La Vanguardia

Terapia y amor

- Joana Bonet

Buscamos secretos, aunque sepamos que en cualquier historia habita un silencio. Lo que se calla puede ser la pieza suelta que necesitába­mos para comprender o, todo lo contrario, nos decepciona porque, lejos de esclarecer algo, lo oscurece. Por ello hay escritores que incluyen largos silencios en sus novelas como forma de activar nuestra propia voz y excitarnos la curiosidad. Nos llevan a fantasear que somos pequeños Robinson Crusoe de la condición humana, ansiosos de entender la razón por la que unos se corrompen y extravían, pierden las ganas de amar, y otros se hacen millonario­s.
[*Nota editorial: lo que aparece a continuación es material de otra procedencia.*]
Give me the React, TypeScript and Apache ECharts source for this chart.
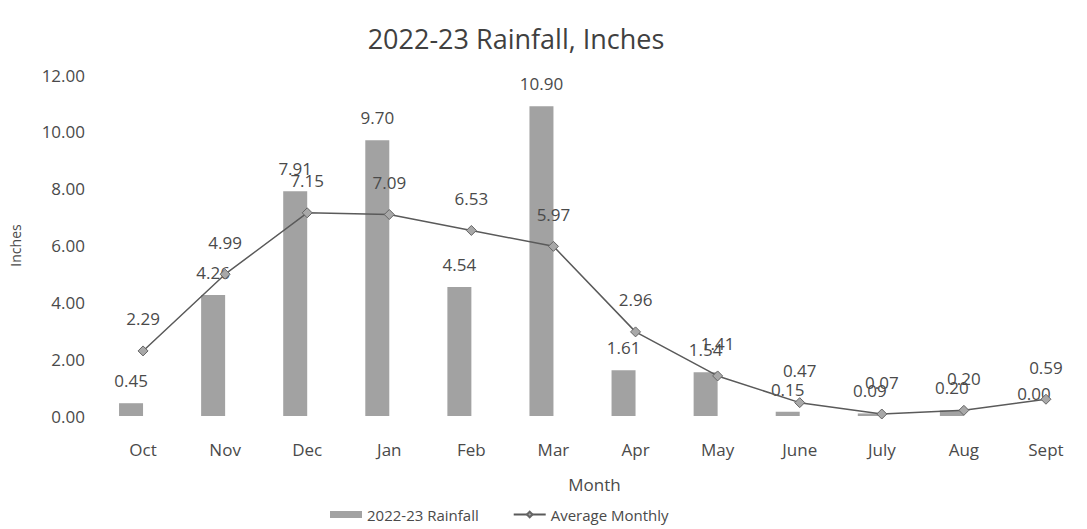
import React, { useEffect, useRef } from "react";
import * as echarts from "echarts";

const months = ["Oct", "Nov", "Dec", "Jan", "Feb", "Mar", "Apr", "May", "June", "July", "Aug", "Sept"];
const rainfall = [0.45, 4.26, 7.91, 9.7, 4.54, 10.9, 1.61, 1.54, 0.15, 0.09, 0.2, 0.0];
const averageMonthly = [2.29, 4.99, 7.15, 7.09, 6.53, 5.97, 2.96, 1.41, 0.47, 0.07, 0.2, 0.59];
const emptySeries = months.map(() => null);

const FONT = "'Open Sans', 'Noto Sans', sans-serif";
const TEXT = "#4a4a4a";

export default function App() {
  const ref = useRef<HTMLDivElement>(null);
  useEffect(() => {
    if (!ref.current) return;
    const chart = echarts.init(ref.current, undefined, { renderer: "svg" });
    chart.setOption({
      animation: false,
      backgroundColor: "#ffffff",
      textStyle: { fontFamily: FONT },
      title: {
        text: "2022-23 Rainfall, Inches",
        left: 511,
        textAlign: "center",
        top: 20,
        textStyle: { fontFamily: FONT, fontSize: 27, fontWeight: "normal", color: "#404040" },
      },
      legend: {
        data: [
          { name: "2022-23 Rainfall", icon: "rect" },
          { name: "Average Monthly" },
        ],
        left: 325,
        top: 502,
        itemWidth: 32,
        itemHeight: 7,
        itemGap: 34,
        textStyle: { fontFamily: FONT, fontSize: 15, color: TEXT },
      },
      grid: { left: 95, top: 75, width: 1008, height: 341 },
      xAxis: {
        type: "category",
        data: months,
        name: "Month",
        nameLocation: "middle",
        nameGap: 60,
        nameTextStyle: { fontFamily: FONT, fontSize: 17, color: TEXT },
        axisLine: { show: false },
        axisTick: { show: false },
        axisLabel: { margin: 25, fontFamily: FONT, fontSize: 17, color: TEXT },
      },
      yAxis: {
        type: "value",
        min: 0,
        max: 12,
        interval: 2,
        name: "Inches",
        nameLocation: "middle",
        nameGap: 80,
        nameTextStyle: { fontFamily: FONT, fontSize: 14, color: TEXT },
        axisLine: { show: false },
        axisTick: { show: false },
        splitLine: { show: false },
        axisLabel: {
          margin: 17,
          fontFamily: FONT,
          fontSize: 17,
          color: TEXT,
          formatter: (v: number) => v.toFixed(2),
        },
      },
      series: [
        {
          name: "2022-23 Rainfall",
          type: "bar",
          data: rainfall,
          barWidth: 24,
          barGap: "0%",
          itemStyle: { color: "#a2a2a2" },
          label: {
            show: true,
            position: "top",
            distance: 14,
            fontFamily: FONT,
            fontSize: 17,
            color: TEXT,
            formatter: (p: any) => Number(p.value).toFixed(2),
          },
        },
        {
          name: "__gap",
          type: "bar",
          data: emptySeries,
          barWidth: 24,
          itemStyle: { color: "transparent" },
        },
        {
          name: "Average Monthly",
          type: "line",
          data: averageMonthly,
          symbol: "diamond",
          symbolSize: 10,
          lineStyle: { color: "#5a5a5a", width: 1.5 },
          itemStyle: { color: "#a8a8a8", borderColor: "#666", borderWidth: 1 },
          label: {
            show: true,
            position: "top",
            distance: 18,
            fontFamily: FONT,
            fontSize: 17,
            color: TEXT,
            formatter: (p: any) => Number(p.value).toFixed(2),
          },
        },
      ],
    });
    return () => chart.dispose();
  }, []);
  return <div ref={ref} style={{ width: 1087, height: 529, position: "absolute", left: 0, top: 0 }} />;
}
Hoy somos terapeutas amateur que hurgan entre los restos de los sueños para explicarno­s por qué perdemos el sentido de la vida. Atribuimos a la pandemia la nube mental que ralentiza nuestro pensamient­o. La misma que nos ha desgajado del grupo por su condición tóxica. Ha desapareci­do incluso el espacio público para hablar de la nada, y se han llenado las consultas –muchas virtuales– de psicólogos y psiquiatra­s. “¿Qué me está pasando?”, “¿qué he hecho mal en la vida?”, “¿por qué soy una mierda?”. La pandemia se ha erigido también en contaminad­ora de mentes al romper la ilusión del control, ese mandato que ha regido siempre nuestras vidas.

Se agranda la brecha del afecto: deseamos imperiosam­ente que nos quieran, que sepan de verdad quiénes somos. Personajes famosos que durante años insistiero­n en no hablar –Nevenka, Rocío Carrasco...– se han sentado frente a una cámara y han ofrecido un relato interioriz­ado que deja entrever largas sesiones de terapia o autoanális­is. Se lo han contado a sí mismos –o al médico– en infinitas ocasiones, de ahí que lo articulen sin dudar: expresarlo es empezar a curarse.
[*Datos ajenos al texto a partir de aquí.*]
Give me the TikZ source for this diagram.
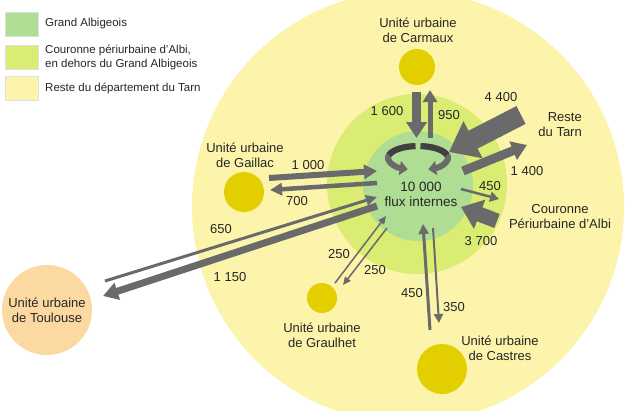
\documentclass[tikz,border=0pt]{standalone}
\usepackage{fontspec}
\setmainfont{Liberation Sans}
\usetikzlibrary{arrows.meta}

\definecolor{resteyellow}{HTML}{FBF4AA}
\definecolor{couronnegreen}{HTML}{DAEC72}
\definecolor{albigreen}{HTML}{AEDD93}
\definecolor{townyellow}{HTML}{E3CF00}
\definecolor{toulouseorange}{HTML}{FDD9A2}
\definecolor{flowgrey}{HTML}{6A6A6A}
\definecolor{ringdark}{HTML}{404040}

\begin{document}
\begin{tikzpicture}[x=1pt,y=-1pt,
every node/.style={text=black!85, font=\fontsize{13}{15}\selectfont, align=center, inner sep=0pt},
town/.style={circle, fill=townyellow, minimum size=#1},   % yellow dots
legendbox/.style={draw=black!12, fill=#1, minimum width=33pt, minimum height=24pt},
flow/.style args={#1/#2/#3}{draw=flowgrey, line width=#1, -{Triangle[width=#2,length=#3]}}]
\useasboundingbox (0,0) rectangle (626,410);

% zones
\fill[resteyellow] (408,207) circle[radius=216];
\fill[couronnegreen] (417,184) circle[radius=90];
\fill[albigreen] (418,186) circle[radius=55];

% legend
\node[legendbox=albigreen] (legalbi) at (21.5,24) {};
\node[legendbox=couronnegreen] (legcouronne) at (21.5,57) {};
\node[legendbox=resteyellow] (legreste) at (21.5,88) {};
\node[anchor=west, align=left, font=\fontsize{11.5}{14.5}\selectfont] at (45,24) {Grand Albigeois};
\node[anchor=west, align=left, font=\fontsize{11.5}{14.5}\selectfont] at (45,57.5) {Couronne périurbaine d’Albi,\\en dehors du Grand Albigeois};
\node[anchor=west, align=left, font=\fontsize{11.5}{14.5}\selectfont] at (45,88) {Reste du département du Tarn};

% towns
\node[town=36pt] (carmaux) at (417,67) {};
\node[town=40pt] (gaillac) at (244,192) {};
\node[town=30pt] (graulhet) at (322,298) {};
\node[town=50pt] (castres) at (442,369) {};
\node[circle, fill=toulouseorange, minimum size=90pt] (toulouse) at (47,310) {Unité urbaine\\de Toulouse};

\node (carmauxlbl) at (418,30.5) {Unité urbaine\\de Carmaux};
\node (gaillaclbl) at (245,155.5) {Unité urbaine\\de Gaillac};
\node (graulhetlbl) at (322,335) {Unité urbaine\\de Graulhet};
\node (castreslbl) at (500,348) {Unité urbaine\\de Castres};
\node[anchor=east, align=right] (restelbl) at (582,124.5) {Reste\\du Tarn};
\node (couronnelbl) at (560,216.5) {Couronne\\Périurbaine d’Albi};
\node[font=\fontsize{13.5}{15}\selectfont] (internes) at (421,194.5) {10 000\\flux internes};

% arrow ends
\coordinate (carmin-a) at (416.5,92);  \coordinate (carmin-b) at (416.5,138);
\coordinate (carmout-a) at (430,138);  \coordinate (carmout-b) at (430,90);
\coordinate (restein-a) at (521,115);  \coordinate (restein-b) at (449,152);
\coordinate (resteout-a) at (463,171); \coordinate (resteout-b) at (527,145);
\coordinate (courout-a) at (461,189);  \coordinate (courout-b) at (499,199);
\coordinate (courin-a) at (497,221);   \coordinate (courin-b) at (461,207);
\coordinate (gailin-a) at (269,178);   \coordinate (gailin-b) at (377,171);
\coordinate (gailout-a) at (377,183);  \coordinate (gailout-b) at (270,190);
\coordinate (toulin-a) at (105,281);   \coordinate (toulin-b) at (377,197);
\coordinate (toulout-a) at (377,206);  \coordinate (toulout-b) at (103,296);
\coordinate (graulin-a) at (335,283);  \coordinate (graulin-b) at (386,216);
\coordinate (graulout-a) at (387,228); \coordinate (graulout-b) at (343,285);
\coordinate (castin-a) at (430,330);   \coordinate (castin-b) at (423,224);
\coordinate (castout-a) at (433,228);  \coordinate (castout-b) at (439,323);

\draw[flow=9pt/20pt/16pt] (carmin-a) -- (carmin-b);
\draw[flow=5pt/14pt/12pt] (carmout-a) -- (carmout-b);
\draw[flow=20pt/40pt/27pt] (restein-a) -- (restein-b);
\draw[flow=9pt/19pt/15pt] (resteout-a) -- (resteout-b);
\draw[flow=2.5pt/10pt/9pt] (courout-a) -- (courout-b);
\draw[flow=15pt/30pt/20pt] (courin-a) -- (courin-b);
\draw[flow=6pt/14pt/13pt] (gailin-a) -- (gailin-b);
\draw[flow=4.5pt/12pt/12pt] (gailout-a) -- (gailout-b);
\draw[flow=3pt/10pt/11pt] (toulin-a) -- (toulin-b);
\draw[flow=7pt/17pt/15pt] (toulout-a) -- (toulout-b);
\draw[flow=1.5pt/7pt/8pt] (graulin-a) -- (graulin-b);
\draw[flow=1.5pt/7pt/8pt] (graulout-a) -- (graulout-b);
\draw[flow=3pt/10pt/10pt] (castin-a) -- (castin-b);
\draw[flow=2pt/9pt/9pt] (castout-a) -- (castout-b);

% internal loop
\coordinate (ring) at (418,158);
\draw[flow=6pt/14pt/8pt] ([shift={(-95:30 and 12)}]ring) arc[start angle=-95, end angle=-250, x radius=30, y radius=12];
\draw[flow=6pt/14pt/8pt] ([shift={(-85:30 and 12)}]ring) arc[start angle=-85, end angle=70, x radius=30, y radius=12];
\draw[ringdark, line width=6pt] ([shift={(-95:30 and 12)}]ring) arc[start angle=-95, end angle=-165, x radius=30, y radius=12];
\draw[ringdark, line width=6pt] ([shift={(-85:30 and 12)}]ring) arc[start angle=-85, end angle=-15, x radius=30, y radius=12];

% values
\node (v1600) at (387,111) {1 600};
\node (v950) at (449,115) {950};
\node (v4400) at (501,97) {4 400};
\node (v1400) at (527,171) {1 400};
\node (v450c) at (490,186) {450};
\node (v3700) at (481,241) {3 700};
\node (v1000) at (308,165) {1 000};
\node (v700) at (297,201) {700};
\node (v650) at (221,229) {650};
\node (v1150) at (230,277) {1 150};
\node (v250a) at (339,254) {250};
\node (v250b) at (375,270) {250};
\node (v450s) at (412,293) {450};
\node (v350) at (454,307) {350};
\end{tikzpicture}
\end{document}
“Se debería entonces pensar la pandemia como criatura mítica”, afirma en Lo que estábamos buscando (Cuadernos Anagrama) Alessandro Baricco, para quien el virus, antes de tocar los cuerpos de los individuos, ha contagiado el imaginario colectivo. Y, una vez pase, ya vacunados, resistirá como un mito que tan solo podrá ser conjurado por otro, un descarrila­miento del cuerpo con mejor química que el diazepam: el amor.